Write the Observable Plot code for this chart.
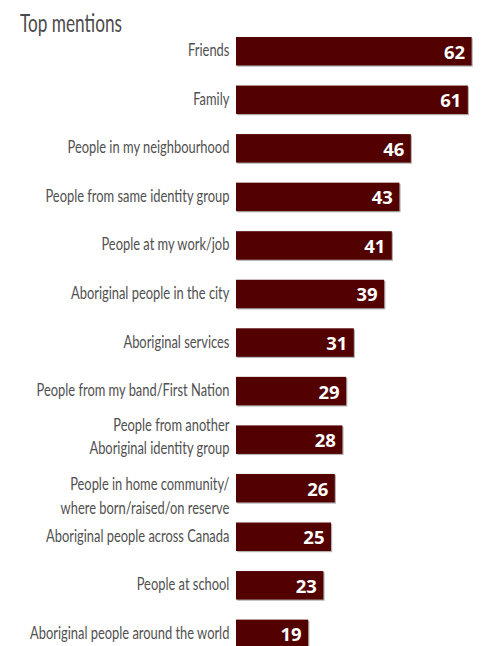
<!DOCTYPE html>
<html>
<head>
<meta charset="utf-8">
<script src="https://cdn.jsdelivr.net/npm/d3@7"></script>
<script src="https://cdn.jsdelivr.net/npm/@observablehq/plot@0.6"></script>
<style>
  html, body { margin: 0; padding: 0; background: #fff; overflow: hidden; }
  #title {
    height: 34px; position: relative;
  }
  #title span {
    position: absolute; left: 20px; top: 10px; white-space: nowrap;
    font-family: Lato, "Open Sans", sans-serif; font-weight: 400;
    font-size: 25px; line-height: 25px; color: #4a4a4a;
    transform-origin: 0 50%; display: inline-block;
  }
  #chart svg { display: block; }
</style>
</head>
<body>
<div id="title"><span>Top mentions</span></div>
<div id="chart"></div>
<script>
const categories = [
  "Friends",
  "Family",
  "People in my neighbourhood",
  "People from same identity group",
  "People at my work/job",
  "Aboriginal people in the city",
  "Aboriginal services",
  "People from my band/First Nation",
  "People from another\nAboriginal identity group",
  "People in home community/\nwhere born/raised/on reserve",
  "Aboriginal people across Canada",
  "People at school",
  "Aboriginal people around the world"
];
const values = [62, 61, 46, 43, 41, 39, 31, 29, 28, 26, 25, 23, 19];

const data = categories.map((c, i) => ({category: c, value: values[i]}));
const labelFont = `Lato, "Open Sans", sans-serif`;
const step = 48.55;
const n = categories.length;
const x0 = 236;

const labelStyle = {
  x: 0, y: "category", text: "category", textAnchor: "end", dx: -7,
  lineHeight: 1.42, fill: "#505050", fontFamily: labelFont, fontSize: 16.5
};
const isHome = d => d.category.startsWith("People in home");
const isAnother = d => d.category.startsWith("People from another");

const chart = Plot.plot({
  width: 481,
  height: 612,
  marginLeft: 0, marginRight: 0, marginTop: 0, marginBottom: 0,
  x: {domain: [0, 62], range: [x0, 471.6], axis: null},
  y: {domain: categories, range: [3, 3 + step * (n - 0.413)], paddingInner: 0.413, paddingOuter: 0, round: false, axis: null},
  marks: [
    Plot.barX(data, {x: "value", y: "category", fill: "#b3b3b3", dx: 1.2, dy: 1.2}),
    Plot.barX(data, {x: "value", y: "category", fill: "#520000"}),
    Plot.text(data, {
      x: "value", y: "category", text: d => String(d.value),
      textAnchor: "end", dx: -7, dy: 1, fill: "white",
      fontFamily: "'Open Sans', sans-serif", fontWeight: 700, fontSize: 18.5
    }),
    Plot.text(data.filter(d => !isHome(d) && !isAnother(d)), {...labelStyle, dy: -3}),
    Plot.text(data.filter(isAnother), {...labelStyle, dy: -5}),
    Plot.text(data.filter(isHome), {...labelStyle, dy: 6})
  ]
});
document.getElementById("chart").appendChild(chart);

// condense label text horizontally (reference uses a condensed face)
const flat = new Set(categories.map(c => c.replace("\n", "")));
const labelTexts = Array.from(chart.querySelectorAll("text")).filter(t => flat.has(t.textContent));
const ref = labelTexts.find(t => t.textContent === "People in my neighbourhood");
const s = ref ? 162 / ref.getComputedTextLength() : 0.8;
const groups = new Set(labelTexts.map(t => t.parentNode));
groups.forEach(g => {
  const prev = g.getAttribute("transform") || "";
  g.setAttribute("transform", `translate(${x0 - 7},0) scale(${s},1) translate(${-(x0 - 7)},0) ${prev}`);
});

// condense the title the same way
const t = document.querySelector("#title span");
const tw = t.getBoundingClientRect().width;
t.style.transform = `scaleX(${102 / tw})`;
</script>
</body>
</html>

» OBJECTIVE
Return the listing above in full and without alteration, excluding its pictures.

» EXERCISE RESULT
Write the Observable Plot code for this chart.
<!DOCTYPE html>
<html>
<head>
<meta charset="utf-8">
<script src="https://cdn.jsdelivr.net/npm/d3@7"></script>
<script src="https://cdn.jsdelivr.net/npm/@observablehq/plot@0.6"></script>
<style>
  html, body { margin: 0; padding: 0; background: #fff; overflow: hidden; }
  #title {
    height: 34px; position: relative;
  }
  #title span {
    position: absolute; left: 20px; top: 10px; white-space: nowrap;
    font-family: Lato, "Open Sans", sans-serif; font-weight: 400;
    font-size: 25px; line-height: 25px; color: #4a4a4a;
    transform-origin: 0 50%; display: inline-block;
  }
  #chart svg { display: block; }
</style>
</head>
<body>
<div id="title"><span>Top mentions</span></div>
<div id="chart"></div>
<script>
const categories = [
  "Friends",
  "Family",
  "People in my neighbourhood",
  "People from same identity group",
  "People at my work/job",
  "Aboriginal people in the city",
  "Aboriginal services",
  "People from my band/First Nation",
  "People from another\nAboriginal identity group",
  "People in home community/\nwhere born/raised/on reserve",
  "Aboriginal people across Canada",
  "People at school",
  "Aboriginal people around the world"
];
const values = [62, 61, 46, 43, 41, 39, 31, 29, 28, 26, 25, 23, 19];

const data = categories.map((c, i) => ({category: c, value: values[i]}));
const labelFont = `Lato, "Open Sans", sans-serif`;
const step = 48.55;
const n = categories.length;
const x0 = 236;

const labelStyle = {
  x: 0, y: "category", text: "category", textAnchor: "end", dx: -7,
  lineHeight: 1.42, fill: "#505050", fontFamily: labelFont, fontSize: 16.5
};
const isHome = d => d.category.startsWith("People in home");
const isAnother = d => d.category.startsWith("People from another");

const chart = Plot.plot({
  width: 481,
  height: 612,
  marginLeft: 0, marginRight: 0, marginTop: 0, marginBottom: 0,
  x: {domain: [0, 62], range: [x0, 471.6], axis: null},
  y: {domain: categories, range: [3, 3 + step * (n - 0.413)], paddingInner: 0.413, paddingOuter: 0, round: false, axis: null},
  marks: [
    Plot.barX(data, {x: "value", y: "category", fill: "#b3b3b3", dx: 1.2, dy: 1.2}),
    Plot.barX(data, {x: "value", y: "category", fill: "#520000"}),
    Plot.text(data, {
      x: "value", y: "category", text: d => String(d.value),
      textAnchor: "end", dx: -7, dy: 1, fill: "white",
      fontFamily: "'Open Sans', sans-serif", fontWeight: 700, fontSize: 18.5
    }),
    Plot.text(data.filter(d => !isHome(d) && !isAnother(d)), {...labelStyle, dy: -3}),
    Plot.text(data.filter(isAnother), {...labelStyle, dy: -5}),
    Plot.text(data.filter(isHome), {...labelStyle, dy: 6})
  ]
});
document.getElementById("chart").appendChild(chart);

// condense label text horizontally (reference uses a condensed face)
const flat = new Set(categories.map(c => c.replace("\n", "")));
const labelTexts = Array.from(chart.querySelectorAll("text")).filter(t => flat.has(t.textContent));
const ref = labelTexts.find(t => t.textContent === "People in my neighbourhood");
const s = ref ? 162 / ref.getComputedTextLength() : 0.8;
const groups = new Set(labelTexts.map(t => t.parentNode));
groups.forEach(g => {
  const prev = g.getAttribute("transform") || "";
  g.setAttribute("transform", `translate(${x0 - 7},0) scale(${s},1) translate(${-(x0 - 7)},0) ${prev}`);
});

// condense the title the same way
const t = document.querySelector("#title span");
const tw = t.getBoundingClientRect().width;
t.style.transform = `scaleX(${102 / tw})`;
</script>
</body>
</html>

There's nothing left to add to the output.